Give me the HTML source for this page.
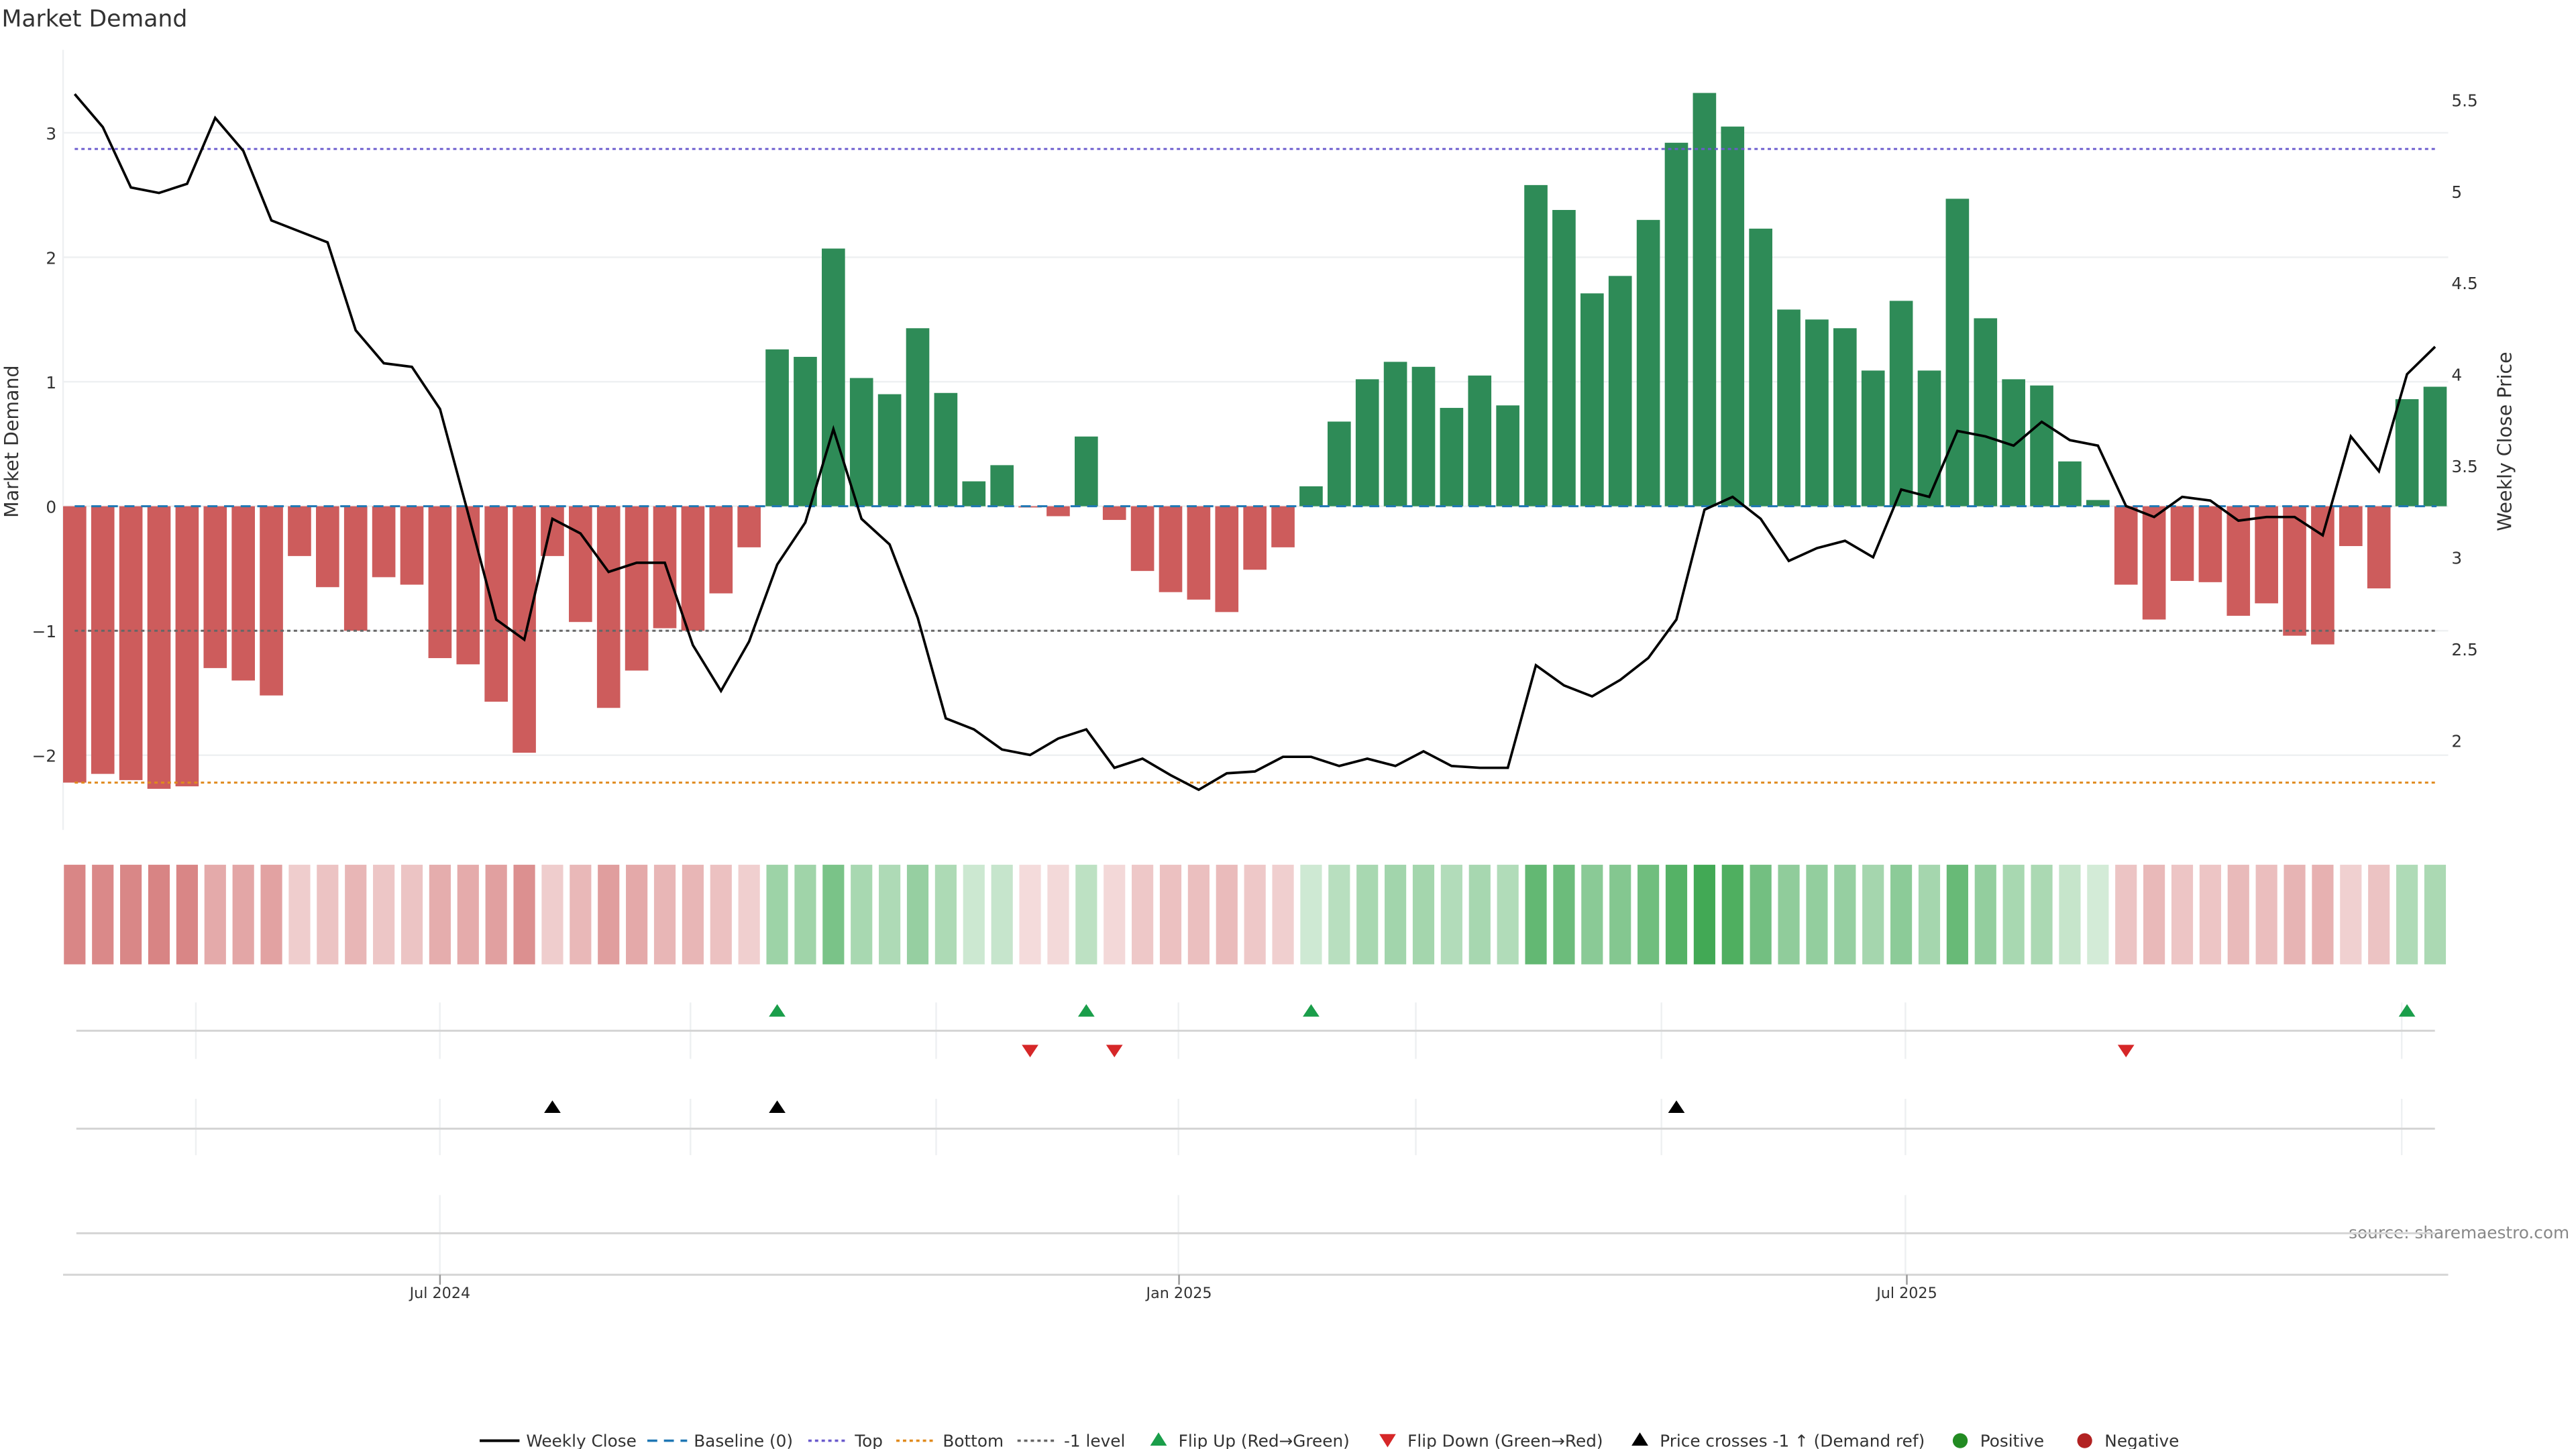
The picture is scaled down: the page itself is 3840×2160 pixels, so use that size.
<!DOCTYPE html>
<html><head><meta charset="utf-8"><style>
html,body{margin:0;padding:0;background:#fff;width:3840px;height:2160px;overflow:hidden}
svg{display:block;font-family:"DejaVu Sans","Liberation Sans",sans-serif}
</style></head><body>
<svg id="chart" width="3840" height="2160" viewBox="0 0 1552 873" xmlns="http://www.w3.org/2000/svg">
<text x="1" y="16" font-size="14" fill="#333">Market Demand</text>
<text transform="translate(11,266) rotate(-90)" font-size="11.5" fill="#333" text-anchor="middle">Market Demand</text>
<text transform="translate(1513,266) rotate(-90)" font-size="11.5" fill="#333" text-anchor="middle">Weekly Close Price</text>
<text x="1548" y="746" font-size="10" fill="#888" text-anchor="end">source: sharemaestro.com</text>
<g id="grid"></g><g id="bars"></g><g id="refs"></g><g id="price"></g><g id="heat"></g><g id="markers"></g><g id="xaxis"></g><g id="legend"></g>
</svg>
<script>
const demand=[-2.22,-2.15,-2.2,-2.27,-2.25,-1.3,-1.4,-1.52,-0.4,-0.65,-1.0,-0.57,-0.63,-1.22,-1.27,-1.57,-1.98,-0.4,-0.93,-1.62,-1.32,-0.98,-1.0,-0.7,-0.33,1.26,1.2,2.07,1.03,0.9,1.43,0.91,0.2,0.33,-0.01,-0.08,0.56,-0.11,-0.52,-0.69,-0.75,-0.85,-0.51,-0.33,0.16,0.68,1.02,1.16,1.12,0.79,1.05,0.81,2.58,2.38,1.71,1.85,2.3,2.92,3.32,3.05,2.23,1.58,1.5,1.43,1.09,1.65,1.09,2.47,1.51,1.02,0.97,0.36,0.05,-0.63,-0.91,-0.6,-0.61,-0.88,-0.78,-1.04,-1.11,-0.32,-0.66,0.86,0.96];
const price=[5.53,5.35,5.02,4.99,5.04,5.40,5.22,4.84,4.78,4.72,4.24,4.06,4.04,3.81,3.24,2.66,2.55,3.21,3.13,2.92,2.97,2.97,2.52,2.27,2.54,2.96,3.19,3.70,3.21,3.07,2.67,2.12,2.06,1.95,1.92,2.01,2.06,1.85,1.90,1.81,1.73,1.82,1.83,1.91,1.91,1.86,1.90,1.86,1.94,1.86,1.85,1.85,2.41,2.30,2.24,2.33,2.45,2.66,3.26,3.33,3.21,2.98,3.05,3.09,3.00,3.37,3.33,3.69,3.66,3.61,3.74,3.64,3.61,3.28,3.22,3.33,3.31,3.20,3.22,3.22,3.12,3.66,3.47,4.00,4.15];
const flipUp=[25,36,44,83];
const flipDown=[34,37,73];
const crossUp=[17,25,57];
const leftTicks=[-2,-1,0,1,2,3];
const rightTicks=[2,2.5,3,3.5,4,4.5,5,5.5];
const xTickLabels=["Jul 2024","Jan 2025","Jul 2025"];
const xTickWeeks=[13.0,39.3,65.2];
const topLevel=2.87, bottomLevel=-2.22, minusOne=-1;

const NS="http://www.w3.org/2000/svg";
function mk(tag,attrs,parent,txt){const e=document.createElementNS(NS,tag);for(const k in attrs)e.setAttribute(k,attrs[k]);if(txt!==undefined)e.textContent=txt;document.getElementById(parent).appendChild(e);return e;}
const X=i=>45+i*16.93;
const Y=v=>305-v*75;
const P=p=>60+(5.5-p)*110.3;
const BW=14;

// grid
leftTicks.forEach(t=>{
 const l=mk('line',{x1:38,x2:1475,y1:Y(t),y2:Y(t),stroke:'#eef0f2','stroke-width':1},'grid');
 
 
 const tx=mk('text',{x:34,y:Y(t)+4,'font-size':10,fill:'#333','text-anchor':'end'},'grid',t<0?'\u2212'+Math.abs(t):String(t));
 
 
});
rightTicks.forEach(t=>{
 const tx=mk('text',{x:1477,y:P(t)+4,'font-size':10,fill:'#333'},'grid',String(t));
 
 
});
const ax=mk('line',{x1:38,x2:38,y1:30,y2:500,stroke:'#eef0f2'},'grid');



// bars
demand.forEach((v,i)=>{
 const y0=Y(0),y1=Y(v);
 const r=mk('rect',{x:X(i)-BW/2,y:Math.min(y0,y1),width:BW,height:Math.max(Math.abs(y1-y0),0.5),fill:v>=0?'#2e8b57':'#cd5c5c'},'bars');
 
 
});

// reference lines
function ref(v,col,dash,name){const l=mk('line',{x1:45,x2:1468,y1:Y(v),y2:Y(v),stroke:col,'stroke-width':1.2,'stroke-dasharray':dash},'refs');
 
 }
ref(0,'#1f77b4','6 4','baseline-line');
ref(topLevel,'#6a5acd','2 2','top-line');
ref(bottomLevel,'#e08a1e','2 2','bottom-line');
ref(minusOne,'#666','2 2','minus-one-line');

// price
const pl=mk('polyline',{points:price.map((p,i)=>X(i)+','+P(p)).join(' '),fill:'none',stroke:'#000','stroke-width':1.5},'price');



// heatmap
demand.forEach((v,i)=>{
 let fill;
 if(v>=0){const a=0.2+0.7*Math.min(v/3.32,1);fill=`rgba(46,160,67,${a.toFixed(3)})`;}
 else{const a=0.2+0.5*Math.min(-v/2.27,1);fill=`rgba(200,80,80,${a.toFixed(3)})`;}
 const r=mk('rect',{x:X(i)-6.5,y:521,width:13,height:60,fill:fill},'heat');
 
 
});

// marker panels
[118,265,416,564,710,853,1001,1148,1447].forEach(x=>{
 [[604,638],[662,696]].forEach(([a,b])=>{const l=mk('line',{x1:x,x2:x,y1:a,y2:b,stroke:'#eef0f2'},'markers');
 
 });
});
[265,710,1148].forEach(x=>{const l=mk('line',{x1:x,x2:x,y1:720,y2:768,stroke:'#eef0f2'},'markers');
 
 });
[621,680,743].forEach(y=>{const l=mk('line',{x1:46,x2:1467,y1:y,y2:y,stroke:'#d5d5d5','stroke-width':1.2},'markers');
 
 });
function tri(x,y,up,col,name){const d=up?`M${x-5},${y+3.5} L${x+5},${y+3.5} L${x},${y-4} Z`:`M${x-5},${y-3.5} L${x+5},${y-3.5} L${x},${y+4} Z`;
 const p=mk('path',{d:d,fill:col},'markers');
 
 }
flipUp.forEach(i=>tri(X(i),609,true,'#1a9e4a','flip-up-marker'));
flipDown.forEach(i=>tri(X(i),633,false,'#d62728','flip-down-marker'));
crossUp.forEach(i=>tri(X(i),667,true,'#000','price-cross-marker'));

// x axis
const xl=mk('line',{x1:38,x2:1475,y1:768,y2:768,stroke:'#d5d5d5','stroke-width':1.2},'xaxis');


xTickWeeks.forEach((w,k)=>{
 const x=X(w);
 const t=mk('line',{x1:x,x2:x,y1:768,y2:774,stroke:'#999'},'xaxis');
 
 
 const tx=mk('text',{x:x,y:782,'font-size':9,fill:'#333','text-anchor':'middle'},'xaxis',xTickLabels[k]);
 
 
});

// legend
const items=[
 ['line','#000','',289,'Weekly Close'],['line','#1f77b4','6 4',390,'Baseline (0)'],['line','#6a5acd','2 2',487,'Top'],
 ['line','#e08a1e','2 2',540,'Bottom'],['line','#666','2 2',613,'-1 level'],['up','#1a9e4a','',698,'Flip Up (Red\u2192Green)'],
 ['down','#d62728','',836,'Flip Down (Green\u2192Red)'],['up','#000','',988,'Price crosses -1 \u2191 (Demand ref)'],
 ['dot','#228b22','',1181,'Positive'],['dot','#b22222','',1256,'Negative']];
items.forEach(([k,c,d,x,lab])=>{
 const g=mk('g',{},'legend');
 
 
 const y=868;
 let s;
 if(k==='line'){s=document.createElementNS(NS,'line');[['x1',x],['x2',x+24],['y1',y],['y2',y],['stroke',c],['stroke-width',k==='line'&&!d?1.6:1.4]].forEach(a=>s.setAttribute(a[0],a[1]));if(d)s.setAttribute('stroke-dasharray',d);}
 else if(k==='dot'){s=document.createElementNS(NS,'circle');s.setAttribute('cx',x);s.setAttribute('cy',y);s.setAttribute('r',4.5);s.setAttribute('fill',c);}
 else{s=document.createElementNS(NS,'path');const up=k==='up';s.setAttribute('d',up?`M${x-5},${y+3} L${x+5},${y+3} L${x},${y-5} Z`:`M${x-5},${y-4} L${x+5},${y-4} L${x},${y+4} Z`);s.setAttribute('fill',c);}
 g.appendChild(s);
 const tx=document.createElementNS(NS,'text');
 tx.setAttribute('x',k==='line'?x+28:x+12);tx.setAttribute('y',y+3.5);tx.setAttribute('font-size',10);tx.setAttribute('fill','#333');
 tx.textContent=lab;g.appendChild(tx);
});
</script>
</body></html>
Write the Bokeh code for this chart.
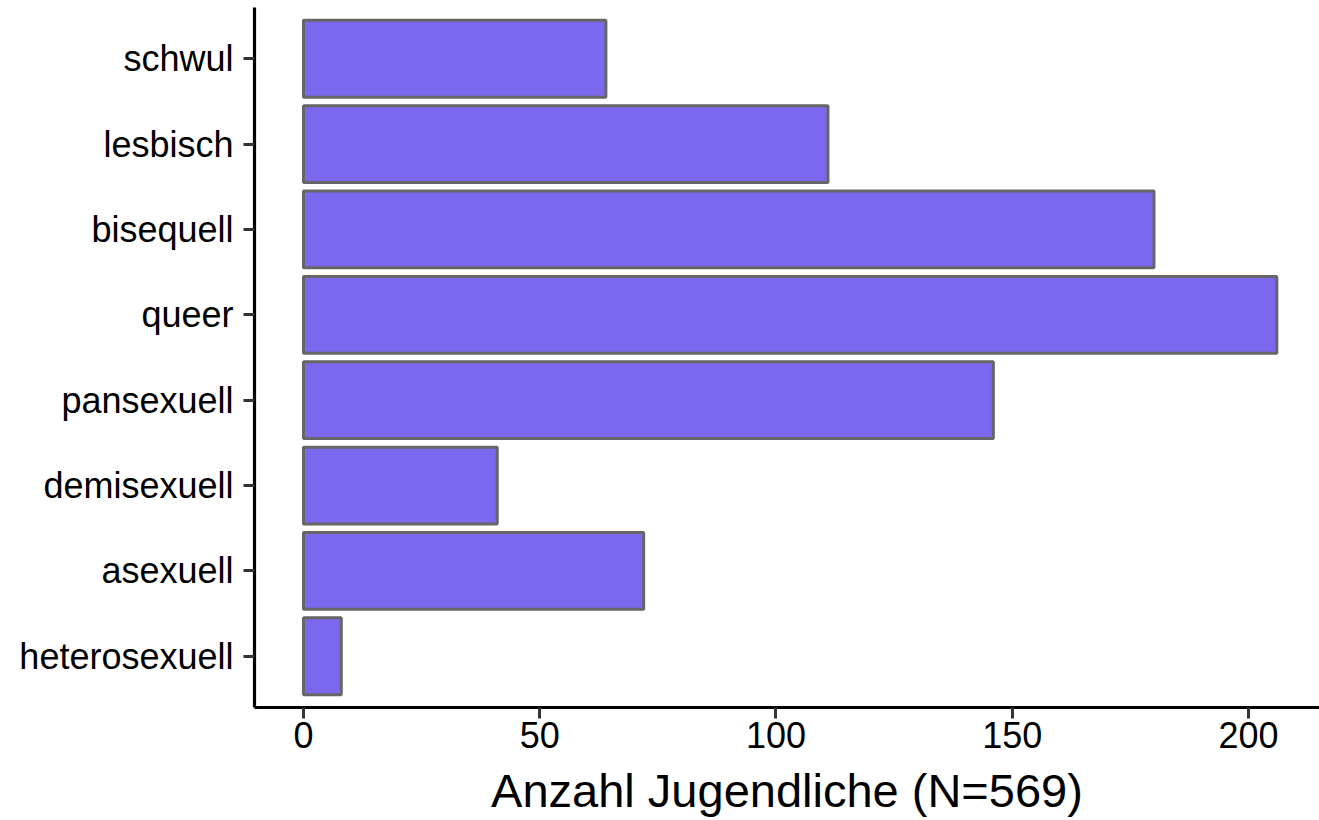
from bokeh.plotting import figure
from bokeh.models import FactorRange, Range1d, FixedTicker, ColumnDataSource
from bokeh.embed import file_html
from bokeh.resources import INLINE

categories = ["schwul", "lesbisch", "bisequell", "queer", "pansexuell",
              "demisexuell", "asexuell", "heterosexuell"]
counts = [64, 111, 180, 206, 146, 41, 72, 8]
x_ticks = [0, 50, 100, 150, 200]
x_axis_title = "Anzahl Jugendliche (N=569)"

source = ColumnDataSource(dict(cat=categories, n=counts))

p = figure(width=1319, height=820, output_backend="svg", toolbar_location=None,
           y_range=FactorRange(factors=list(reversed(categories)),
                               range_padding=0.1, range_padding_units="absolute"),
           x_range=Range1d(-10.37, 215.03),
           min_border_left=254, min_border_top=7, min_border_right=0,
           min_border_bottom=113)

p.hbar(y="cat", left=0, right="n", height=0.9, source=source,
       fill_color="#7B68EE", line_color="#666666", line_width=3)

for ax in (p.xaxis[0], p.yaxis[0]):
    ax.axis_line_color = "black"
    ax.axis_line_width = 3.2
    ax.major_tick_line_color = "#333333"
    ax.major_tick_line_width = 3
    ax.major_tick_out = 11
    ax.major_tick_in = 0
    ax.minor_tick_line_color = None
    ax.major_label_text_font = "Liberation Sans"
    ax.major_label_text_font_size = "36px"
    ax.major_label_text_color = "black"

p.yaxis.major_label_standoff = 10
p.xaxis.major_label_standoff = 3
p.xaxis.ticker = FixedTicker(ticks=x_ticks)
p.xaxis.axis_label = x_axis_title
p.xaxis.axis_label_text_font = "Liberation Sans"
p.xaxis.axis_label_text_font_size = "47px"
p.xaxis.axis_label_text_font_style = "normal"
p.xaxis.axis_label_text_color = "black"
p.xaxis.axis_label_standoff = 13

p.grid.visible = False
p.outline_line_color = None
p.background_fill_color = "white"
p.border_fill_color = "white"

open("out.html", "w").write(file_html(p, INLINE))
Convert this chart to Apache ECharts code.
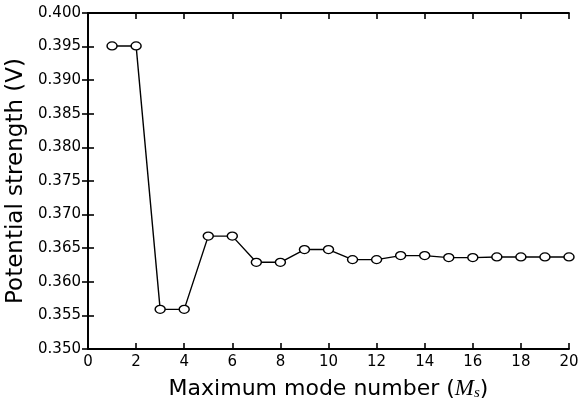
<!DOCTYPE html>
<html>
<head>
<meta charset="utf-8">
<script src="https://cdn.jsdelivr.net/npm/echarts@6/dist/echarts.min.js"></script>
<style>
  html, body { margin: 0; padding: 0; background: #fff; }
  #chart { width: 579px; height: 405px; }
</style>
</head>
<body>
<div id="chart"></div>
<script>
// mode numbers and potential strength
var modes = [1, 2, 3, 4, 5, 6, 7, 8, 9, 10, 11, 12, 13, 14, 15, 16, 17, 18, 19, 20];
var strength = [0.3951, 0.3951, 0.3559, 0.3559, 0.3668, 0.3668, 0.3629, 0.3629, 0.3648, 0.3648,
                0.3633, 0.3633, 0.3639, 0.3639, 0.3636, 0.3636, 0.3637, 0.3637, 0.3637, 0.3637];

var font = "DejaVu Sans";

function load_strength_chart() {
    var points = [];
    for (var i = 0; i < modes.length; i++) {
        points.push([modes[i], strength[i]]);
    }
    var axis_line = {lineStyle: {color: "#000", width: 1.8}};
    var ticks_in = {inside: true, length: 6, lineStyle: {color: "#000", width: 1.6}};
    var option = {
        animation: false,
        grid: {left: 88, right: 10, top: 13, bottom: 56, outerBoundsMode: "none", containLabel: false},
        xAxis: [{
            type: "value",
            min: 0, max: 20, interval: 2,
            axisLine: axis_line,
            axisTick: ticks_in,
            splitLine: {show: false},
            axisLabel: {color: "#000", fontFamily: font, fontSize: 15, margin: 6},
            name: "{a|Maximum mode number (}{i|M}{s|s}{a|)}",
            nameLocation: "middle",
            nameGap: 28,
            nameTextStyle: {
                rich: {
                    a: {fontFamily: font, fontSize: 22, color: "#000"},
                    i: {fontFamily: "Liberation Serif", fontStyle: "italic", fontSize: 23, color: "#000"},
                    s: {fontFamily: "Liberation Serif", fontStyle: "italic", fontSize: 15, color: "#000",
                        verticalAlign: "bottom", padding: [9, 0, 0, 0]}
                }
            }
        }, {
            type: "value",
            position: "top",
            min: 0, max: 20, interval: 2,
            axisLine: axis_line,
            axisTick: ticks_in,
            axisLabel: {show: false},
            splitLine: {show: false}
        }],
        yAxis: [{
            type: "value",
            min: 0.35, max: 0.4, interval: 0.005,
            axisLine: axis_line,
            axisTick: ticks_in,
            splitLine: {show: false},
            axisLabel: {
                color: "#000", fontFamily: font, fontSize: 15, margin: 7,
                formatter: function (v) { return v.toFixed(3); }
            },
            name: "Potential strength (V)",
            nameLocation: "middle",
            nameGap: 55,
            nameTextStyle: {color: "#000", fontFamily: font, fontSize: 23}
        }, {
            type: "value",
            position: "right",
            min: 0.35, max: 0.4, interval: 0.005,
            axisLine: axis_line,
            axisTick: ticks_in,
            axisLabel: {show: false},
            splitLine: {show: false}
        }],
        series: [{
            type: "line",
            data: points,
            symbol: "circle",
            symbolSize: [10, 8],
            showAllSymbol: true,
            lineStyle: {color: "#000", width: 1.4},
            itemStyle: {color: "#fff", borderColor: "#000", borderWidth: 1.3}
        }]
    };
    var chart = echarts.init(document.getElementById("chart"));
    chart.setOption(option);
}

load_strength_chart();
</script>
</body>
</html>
────────────────────
- **TO BE DONE**:
Gather all lines from the listing above in which "this" occurs.

- **RESPONSE BELOW**:
Give me the HTML source for this page.
Write the Bokeh code for this chart.
Convert this chart to Apache ECharts code.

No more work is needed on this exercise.